┌────────

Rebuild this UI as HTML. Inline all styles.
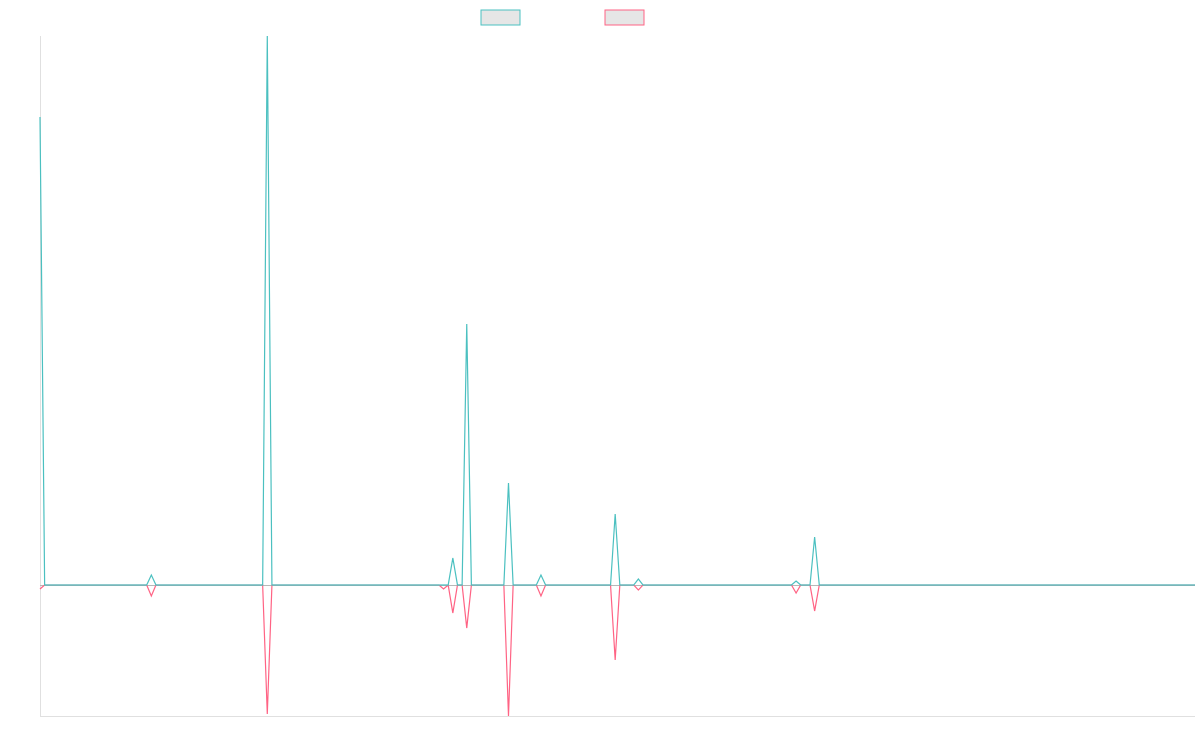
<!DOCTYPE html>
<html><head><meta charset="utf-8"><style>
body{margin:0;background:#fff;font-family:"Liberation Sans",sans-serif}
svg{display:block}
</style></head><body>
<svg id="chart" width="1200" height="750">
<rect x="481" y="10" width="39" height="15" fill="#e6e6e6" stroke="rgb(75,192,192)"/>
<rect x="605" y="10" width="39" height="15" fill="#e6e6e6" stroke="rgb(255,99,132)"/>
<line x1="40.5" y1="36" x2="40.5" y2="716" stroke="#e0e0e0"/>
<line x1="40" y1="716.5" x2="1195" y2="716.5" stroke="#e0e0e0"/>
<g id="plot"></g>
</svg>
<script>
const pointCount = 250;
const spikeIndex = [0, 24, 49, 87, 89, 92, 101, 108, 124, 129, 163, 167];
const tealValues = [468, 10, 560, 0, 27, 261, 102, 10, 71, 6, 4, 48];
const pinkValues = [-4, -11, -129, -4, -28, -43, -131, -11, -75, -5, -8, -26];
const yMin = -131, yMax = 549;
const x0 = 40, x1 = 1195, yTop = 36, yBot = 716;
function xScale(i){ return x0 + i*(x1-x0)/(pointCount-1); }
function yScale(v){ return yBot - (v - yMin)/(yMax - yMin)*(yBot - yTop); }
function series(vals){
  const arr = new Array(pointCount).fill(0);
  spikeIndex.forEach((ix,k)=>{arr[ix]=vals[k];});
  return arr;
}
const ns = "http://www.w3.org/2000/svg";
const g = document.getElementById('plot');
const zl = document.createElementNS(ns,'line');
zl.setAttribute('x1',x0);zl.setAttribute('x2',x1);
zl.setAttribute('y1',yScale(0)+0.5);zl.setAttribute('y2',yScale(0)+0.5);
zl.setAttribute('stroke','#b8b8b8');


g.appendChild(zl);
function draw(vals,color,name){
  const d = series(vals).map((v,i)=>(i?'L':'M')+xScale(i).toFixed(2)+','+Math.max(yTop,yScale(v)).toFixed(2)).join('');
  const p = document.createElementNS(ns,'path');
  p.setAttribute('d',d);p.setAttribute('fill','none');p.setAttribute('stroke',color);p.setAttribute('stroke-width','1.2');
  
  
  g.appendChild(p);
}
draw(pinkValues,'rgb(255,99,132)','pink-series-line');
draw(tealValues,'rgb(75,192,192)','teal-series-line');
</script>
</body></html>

└────────

■ Task to complete ■
Copy the material shown above in full and exactly. Skip the pictures.

■ Response below ■
Rebuild this UI as HTML. Inline all styles.
<!DOCTYPE html>
<html><head><meta charset="utf-8"><style>
body{margin:0;background:#fff;font-family:"Liberation Sans",sans-serif}
svg{display:block}
</style></head><body>
<svg id="chart" width="1200" height="750">
<rect x="481" y="10" width="39" height="15" fill="#e6e6e6" stroke="rgb(75,192,192)"/>
<rect x="605" y="10" width="39" height="15" fill="#e6e6e6" stroke="rgb(255,99,132)"/>
<line x1="40.5" y1="36" x2="40.5" y2="716" stroke="#e0e0e0"/>
<line x1="40" y1="716.5" x2="1195" y2="716.5" stroke="#e0e0e0"/>
<g id="plot"></g>
</svg>
<script>
const pointCount = 250;
const spikeIndex = [0, 24, 49, 87, 89, 92, 101, 108, 124, 129, 163, 167];
const tealValues = [468, 10, 560, 0, 27, 261, 102, 10, 71, 6, 4, 48];
const pinkValues = [-4, -11, -129, -4, -28, -43, -131, -11, -75, -5, -8, -26];
const yMin = -131, yMax = 549;
const x0 = 40, x1 = 1195, yTop = 36, yBot = 716;
function xScale(i){ return x0 + i*(x1-x0)/(pointCount-1); }
function yScale(v){ return yBot - (v - yMin)/(yMax - yMin)*(yBot - yTop); }
function series(vals){
  const arr = new Array(pointCount).fill(0);
  spikeIndex.forEach((ix,k)=>{arr[ix]=vals[k];});
  return arr;
}
const ns = "http://www.w3.org/2000/svg";
const g = document.getElementById('plot');
const zl = document.createElementNS(ns,'line');
zl.setAttribute('x1',x0);zl.setAttribute('x2',x1);
zl.setAttribute('y1',yScale(0)+0.5);zl.setAttribute('y2',yScale(0)+0.5);
zl.setAttribute('stroke','#b8b8b8');


g.appendChild(zl);
function draw(vals,color,name){
  const d = series(vals).map((v,i)=>(i?'L':'M')+xScale(i).toFixed(2)+','+Math.max(yTop,yScale(v)).toFixed(2)).join('');
  const p = document.createElementNS(ns,'path');
  p.setAttribute('d',d);p.setAttribute('fill','none');p.setAttribute('stroke',color);p.setAttribute('stroke-width','1.2');
  
  
  g.appendChild(p);
}
draw(pinkValues,'rgb(255,99,132)','pink-series-line');
draw(tealValues,'rgb(75,192,192)','teal-series-line');
</script>
</body></html>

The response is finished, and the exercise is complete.